Transcribe all of the material exactly, except for its pictures.

Given material
● ● ●

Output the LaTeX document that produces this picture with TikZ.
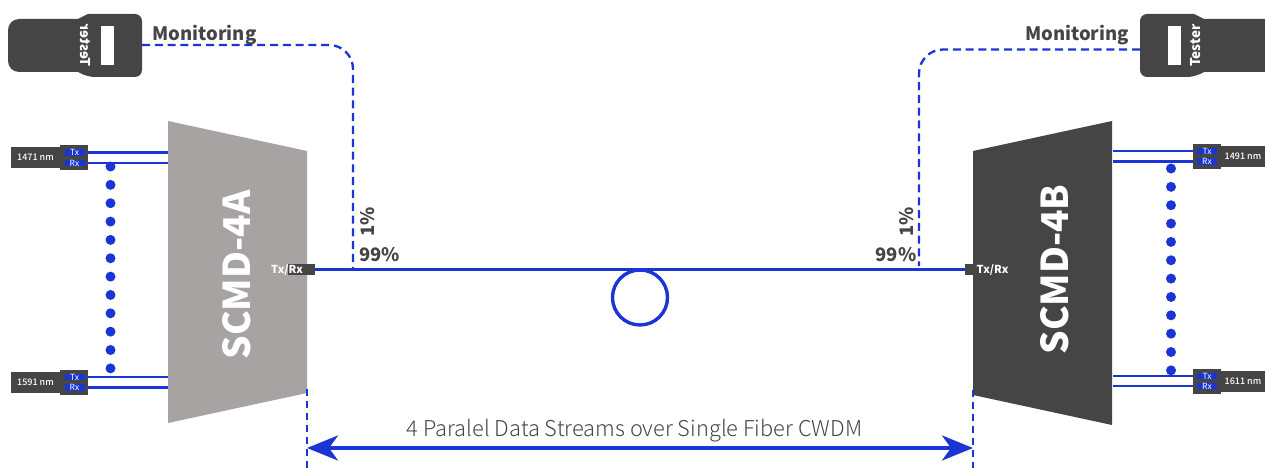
\documentclass[tikz,border=0pt]{standalone}
\usepackage{fontspec}
\setmainfont{Noto Sans CJK SC}
\newfontfamily\lightf{Noto Sans CJK SC Light}
\newfontfamily\medf{Noto Sans CJK SC Medium}
\usetikzlibrary{arrows.meta}
\definecolor{fib}{HTML}{1A35D6}
\definecolor{dk}{HTML}{454545}
\definecolor{lg}{HTML}{A7A3A2}
\newcommand{\fsz}[1]{\fontsize{#1}{#1}\selectfont}
\tikzset{
  x=1pt,y=-1pt,
  fiber/.style={draw=fib,line width=3.6pt},
  thinfiber/.style={draw=fib,line width=2.3pt},
  dashfiber/.style={draw=fib,line width=2.3pt,dash pattern=on 8pt off 4.8pt},
  dimline/.style={draw=fib,line width=2.3pt,dash pattern=on 7pt off 5pt},
  dotnode/.style={circle,fill=fib,inner sep=0pt,minimum size=10pt},
  conbox/.style={fill=dk,inner sep=0pt,minimum width=28pt,minimum height=25pt},
  lambox/.style={fill=dk,inner sep=0pt,text=white,font=\medf\fsz{9},minimum height=21pt},
  portbox/.style={fill=fib,inner sep=0pt,text=white,font=\fsz{8.5},minimum width=20pt,minimum height=6pt},
  mon/.style={inner sep=0pt,text=dk,font=\fsz{18.5}\bfseries},
  pct/.style={inner sep=0pt,text=dk,font=\fsz{18.5}\bfseries},
  scmd/.style={inner sep=0pt,text=white,font=\fsz{37}\bfseries,rotate=90},
  txrx/.style={inner sep=0pt,text=white,font=\fsz{11}\bfseries},
}
\begin{document}
\begin{tikzpicture}
\useasboundingbox (0,0) rectangle (1265,468);
% trapezoids
\coordinate (A1) at (168,121); \coordinate (A2) at (307,151); \coordinate (A3) at (307,393); \coordinate (A4) at (168,423);
\coordinate (B1) at (973,151); \coordinate (B2) at (1112,121); \coordinate (B3) at (1112,425); \coordinate (B4) at (973,395);
\fill[lg] (A1)--(A2)--(A3)--(A4)--cycle;
\fill[dk] (B1)--(B2)--(B3)--(B4)--cycle;
\node[scmd] (scmdA) at (237,275) {SCMD-4A};
\node[scmd] (scmdB) at (1055,269.5) {SCMD-4B};
% testers
\fill[dk,rounded corners=7pt] (142,14) -- (142,77) -- (88,77) [sharp corners] -- (78,72) [rounded corners=11pt] -- (8,72) -- (8,19) [sharp corners] -- (78,19) -- (88,14) [rounded corners=7pt] -- cycle;
\fill[dk,rounded corners=7pt] (1140,14) -- (1140,77) -- (1194,77) [sharp corners] -- (1204,72) -- (1265,72) -- (1265,19) -- (1204,19) -- (1194,14) [rounded corners=7pt] -- cycle;
\fill[white] (101,26) rectangle (114,65);
\fill[white] (1168,26) rectangle (1181,65);
\node[inner sep=0pt,text=white,font=\fsz{13.5}\bfseries,rotate=90] (testTxtR) at (1195.5,45.5) {Tester};
\begin{scope}[shift={(85,45.5)},xscale=-1]
\node[inner sep=0pt,text=white,font=\fsz{13.5}\bfseries,rotate=90,transform shape] (testTxtL) at (0,0) {Tester};
\end{scope}
\coordinate (testL) at (142,45);
\coordinate (testR) at (1140,49.5);
\node[mon] (monL) at (204.5,35) {Monitoring};
\node[mon] (monR) at (1077,35) {Monitoring};
% Tx/Rx blocks and main fibre
\node[fill=dk,inner sep=0pt,minimum width=27pt,minimum height=11pt] (trxA) at (301.5,269.5) {};
\node[fill=dk,inner sep=0pt,minimum width=12pt,minimum height=11pt] (trxB) at (971,269.5) {};
\node[txrx] (trxAt) at (287,270.5) {Tx/Rx};
\node[txrx] (trxBt) at (992.5,270.5) {Tx/Rx};
\draw[fiber] (trxA.east) -- (trxB.west);
\node[circle,draw=fib,line width=3.4pt,inner sep=0pt,minimum size=55pt] (loop) at (640,297.5) {};
% taps
\coordinate (tapA) at (353,268);
\coordinate (tapB) at (919,266);
\draw[dashfiber,rounded corners=24pt] (testL) -| (tapA);
\draw[dashfiber,rounded corners=24pt] (testR) -| (tapB);
\node[pct,rotate=90] (p1A) at (368,222) {1\%};
\node[pct] (p99A) at (379.5,255) {99\%};
\node[pct,rotate=90] (p1B) at (907,222) {1\%};
\node[pct] (p99B) at (896,255) {99\%};
% left top port
\node[lambox,minimum width=49pt] (lamA1) at (35.5,157.5) {1471 nm};
\node[conbox] (conA1) at (74,157.5) {};
\node[portbox] (txA1) at (74.5,152.5) {Tx};
\node[portbox] (rxA1) at (74.5,163) {Rx};
\coordinate (eA1t) at (168,152.5); \coordinate (eA1r) at (168,163);
\draw[thinfiber] (conA1.east |- txA1) -- (eA1t);
\draw[thinfiber] (conA1.east |- rxA1) -- (eA1r);
% left bottom port
\node[lambox,minimum width=49pt] (lamA2) at (35.5,382.5) {1591 nm};
\node[conbox] (conA2) at (74,382.5) {};
\node[portbox] (txA2) at (74.5,377) {Tx};
\node[portbox] (rxA2) at (74.5,387.5) {Rx};
\coordinate (eA2t) at (168,377); \coordinate (eA2r) at (168,387.5);
\draw[thinfiber] (conA2.east |- txA2) -- (eA2t);
\draw[thinfiber] (conA2.east |- rxA2) -- (eA2r);
% right top port
\node[lambox,minimum width=44pt] (lamB1) at (1243,156) {1491 nm};
\node[conbox] (conB1) at (1207,156.5) {};
\node[portbox] (txB1) at (1207,151) {Tx};
\node[portbox] (rxB1) at (1207,161.5) {Rx};
\coordinate (eB1t) at (1113,151); \coordinate (eB1r) at (1113,161.5);
\draw[thinfiber] (eB1t) -- (conB1.west |- txB1);
\draw[thinfiber] (eB1r) -- (conB1.west |- rxB1);
% right bottom port
\node[lambox,minimum width=44pt] (lamB2) at (1243,381) {1611 nm};
\node[conbox] (conB2) at (1207,381) {};
\node[portbox] (txB2) at (1207,376) {Tx};
\node[portbox] (rxB2) at (1207,386) {Rx};
\coordinate (eB2t) at (1113,376); \coordinate (eB2r) at (1113,386);
% dots
\foreach \i [evaluate=\i as \yy using 166.5+\i*18.35] in {0,...,11} {
  \node[dotnode] (dotA\i) at (110.5,\yy) {};
}
\foreach \i [evaluate=\i as \yy using 168.5+\i*18.35] in {0,...,11} {
  \node[dotnode] (dotB\i) at (1171,\yy) {};
}
\draw[thinfiber] (eB2t) -- (conB2.west |- txB2);
\draw[thinfiber] (eB2r) -- (conB2.west |- rxB2);
% dimension
\coordinate (dimA) at (307,448); \coordinate (dimB) at (973,448);
\coordinate (dA0) at (307,389); \coordinate (dA1) at (307,468);
\coordinate (dB0) at (973,390); \coordinate (dB1) at (973,468);
\draw[dimline] (dA0) -- (dA1);
\draw[dimline] (dB0) -- (dB1);
\draw[fiber,{Stealth[length=31pt,width=25pt,inset=9pt]}-{Stealth[length=31pt,width=25pt,inset=9pt]}] (dimA) -- (dimB);
\node[inner sep=0pt,text=dk,font=\lightf\fsz{21.8}] (dimT) at (634.5,430.5) {4 Paralel Data Streams over Single Fiber CWDM};
\end{tikzpicture}
\end{document}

● ● ●

Result
Output the LaTeX document that produces this picture with TikZ.
\documentclass[tikz,border=0pt]{standalone}
\usepackage{fontspec}
\setmainfont{Noto Sans CJK SC}
\newfontfamily\lightf{Noto Sans CJK SC Light}
\newfontfamily\medf{Noto Sans CJK SC Medium}
\usetikzlibrary{arrows.meta}
\definecolor{fib}{HTML}{1A35D6}
\definecolor{dk}{HTML}{454545}
\definecolor{lg}{HTML}{A7A3A2}
\newcommand{\fsz}[1]{\fontsize{#1}{#1}\selectfont}
\tikzset{
  x=1pt,y=-1pt,
  fiber/.style={draw=fib,line width=3.6pt},
  thinfiber/.style={draw=fib,line width=2.3pt},
  dashfiber/.style={draw=fib,line width=2.3pt,dash pattern=on 8pt off 4.8pt},
  dimline/.style={draw=fib,line width=2.3pt,dash pattern=on 7pt off 5pt},
  dotnode/.style={circle,fill=fib,inner sep=0pt,minimum size=10pt},
  conbox/.style={fill=dk,inner sep=0pt,minimum width=28pt,minimum height=25pt},
  lambox/.style={fill=dk,inner sep=0pt,text=white,font=\medf\fsz{9},minimum height=21pt},
  portbox/.style={fill=fib,inner sep=0pt,text=white,font=\fsz{8.5},minimum width=20pt,minimum height=6pt},
  mon/.style={inner sep=0pt,text=dk,font=\fsz{18.5}\bfseries},
  pct/.style={inner sep=0pt,text=dk,font=\fsz{18.5}\bfseries},
  scmd/.style={inner sep=0pt,text=white,font=\fsz{37}\bfseries,rotate=90},
  txrx/.style={inner sep=0pt,text=white,font=\fsz{11}\bfseries},
}
\begin{document}
\begin{tikzpicture}
\useasboundingbox (0,0) rectangle (1265,468);
% trapezoids
\coordinate (A1) at (168,121); \coordinate (A2) at (307,151); \coordinate (A3) at (307,393); \coordinate (A4) at (168,423);
\coordinate (B1) at (973,151); \coordinate (B2) at (1112,121); \coordinate (B3) at (1112,425); \coordinate (B4) at (973,395);
\fill[lg] (A1)--(A2)--(A3)--(A4)--cycle;
\fill[dk] (B1)--(B2)--(B3)--(B4)--cycle;
\node[scmd] (scmdA) at (237,275) {SCMD-4A};
\node[scmd] (scmdB) at (1055,269.5) {SCMD-4B};
% testers
\fill[dk,rounded corners=7pt] (142,14) -- (142,77) -- (88,77) [sharp corners] -- (78,72) [rounded corners=11pt] -- (8,72) -- (8,19) [sharp corners] -- (78,19) -- (88,14) [rounded corners=7pt] -- cycle;
\fill[dk,rounded corners=7pt] (1140,14) -- (1140,77) -- (1194,77) [sharp corners] -- (1204,72) -- (1265,72) -- (1265,19) -- (1204,19) -- (1194,14) [rounded corners=7pt] -- cycle;
\fill[white] (101,26) rectangle (114,65);
\fill[white] (1168,26) rectangle (1181,65);
\node[inner sep=0pt,text=white,font=\fsz{13.5}\bfseries,rotate=90] (testTxtR) at (1195.5,45.5) {Tester};
\begin{scope}[shift={(85,45.5)},xscale=-1]
\node[inner sep=0pt,text=white,font=\fsz{13.5}\bfseries,rotate=90,transform shape] (testTxtL) at (0,0) {Tester};
\end{scope}
\coordinate (testL) at (142,45);
\coordinate (testR) at (1140,49.5);
\node[mon] (monL) at (204.5,35) {Monitoring};
\node[mon] (monR) at (1077,35) {Monitoring};
% Tx/Rx blocks and main fibre
\node[fill=dk,inner sep=0pt,minimum width=27pt,minimum height=11pt] (trxA) at (301.5,269.5) {};
\node[fill=dk,inner sep=0pt,minimum width=12pt,minimum height=11pt] (trxB) at (971,269.5) {};
\node[txrx] (trxAt) at (287,270.5) {Tx/Rx};
\node[txrx] (trxBt) at (992.5,270.5) {Tx/Rx};
\draw[fiber] (trxA.east) -- (trxB.west);
\node[circle,draw=fib,line width=3.4pt,inner sep=0pt,minimum size=55pt] (loop) at (640,297.5) {};
% taps
\coordinate (tapA) at (353,268);
\coordinate (tapB) at (919,266);
\draw[dashfiber,rounded corners=24pt] (testL) -| (tapA);
\draw[dashfiber,rounded corners=24pt] (testR) -| (tapB);
\node[pct,rotate=90] (p1A) at (368,222) {1\%};
\node[pct] (p99A) at (379.5,255) {99\%};
\node[pct,rotate=90] (p1B) at (907,222) {1\%};
\node[pct] (p99B) at (896,255) {99\%};
% left top port
\node[lambox,minimum width=49pt] (lamA1) at (35.5,157.5) {1471 nm};
\node[conbox] (conA1) at (74,157.5) {};
\node[portbox] (txA1) at (74.5,152.5) {Tx};
\node[portbox] (rxA1) at (74.5,163) {Rx};
\coordinate (eA1t) at (168,152.5); \coordinate (eA1r) at (168,163);
\draw[thinfiber] (conA1.east |- txA1) -- (eA1t);
\draw[thinfiber] (conA1.east |- rxA1) -- (eA1r);
% left bottom port
\node[lambox,minimum width=49pt] (lamA2) at (35.5,382.5) {1591 nm};
\node[conbox] (conA2) at (74,382.5) {};
\node[portbox] (txA2) at (74.5,377) {Tx};
\node[portbox] (rxA2) at (74.5,387.5) {Rx};
\coordinate (eA2t) at (168,377); \coordinate (eA2r) at (168,387.5);
\draw[thinfiber] (conA2.east |- txA2) -- (eA2t);
\draw[thinfiber] (conA2.east |- rxA2) -- (eA2r);
% right top port
\node[lambox,minimum width=44pt] (lamB1) at (1243,156) {1491 nm};
\node[conbox] (conB1) at (1207,156.5) {};
\node[portbox] (txB1) at (1207,151) {Tx};
\node[portbox] (rxB1) at (1207,161.5) {Rx};
\coordinate (eB1t) at (1113,151); \coordinate (eB1r) at (1113,161.5);
\draw[thinfiber] (eB1t) -- (conB1.west |- txB1);
\draw[thinfiber] (eB1r) -- (conB1.west |- rxB1);
% right bottom port
\node[lambox,minimum width=44pt] (lamB2) at (1243,381) {1611 nm};
\node[conbox] (conB2) at (1207,381) {};
\node[portbox] (txB2) at (1207,376) {Tx};
\node[portbox] (rxB2) at (1207,386) {Rx};
\coordinate (eB2t) at (1113,376); \coordinate (eB2r) at (1113,386);
% dots
\foreach \i [evaluate=\i as \yy using 166.5+\i*18.35] in {0,...,11} {
  \node[dotnode] (dotA\i) at (110.5,\yy) {};
}
\foreach \i [evaluate=\i as \yy using 168.5+\i*18.35] in {0,...,11} {
  \node[dotnode] (dotB\i) at (1171,\yy) {};
}
\draw[thinfiber] (eB2t) -- (conB2.west |- txB2);
\draw[thinfiber] (eB2r) -- (conB2.west |- rxB2);
% dimension
\coordinate (dimA) at (307,448); \coordinate (dimB) at (973,448);
\coordinate (dA0) at (307,389); \coordinate (dA1) at (307,468);
\coordinate (dB0) at (973,390); \coordinate (dB1) at (973,468);
\draw[dimline] (dA0) -- (dA1);
\draw[dimline] (dB0) -- (dB1);
\draw[fiber,{Stealth[length=31pt,width=25pt,inset=9pt]}-{Stealth[length=31pt,width=25pt,inset=9pt]}] (dimA) -- (dimB);
\node[inner sep=0pt,text=dk,font=\lightf\fsz{21.8}] (dimT) at (634.5,430.5) {4 Paralel Data Streams over Single Fiber CWDM};
\end{tikzpicture}
\end{document}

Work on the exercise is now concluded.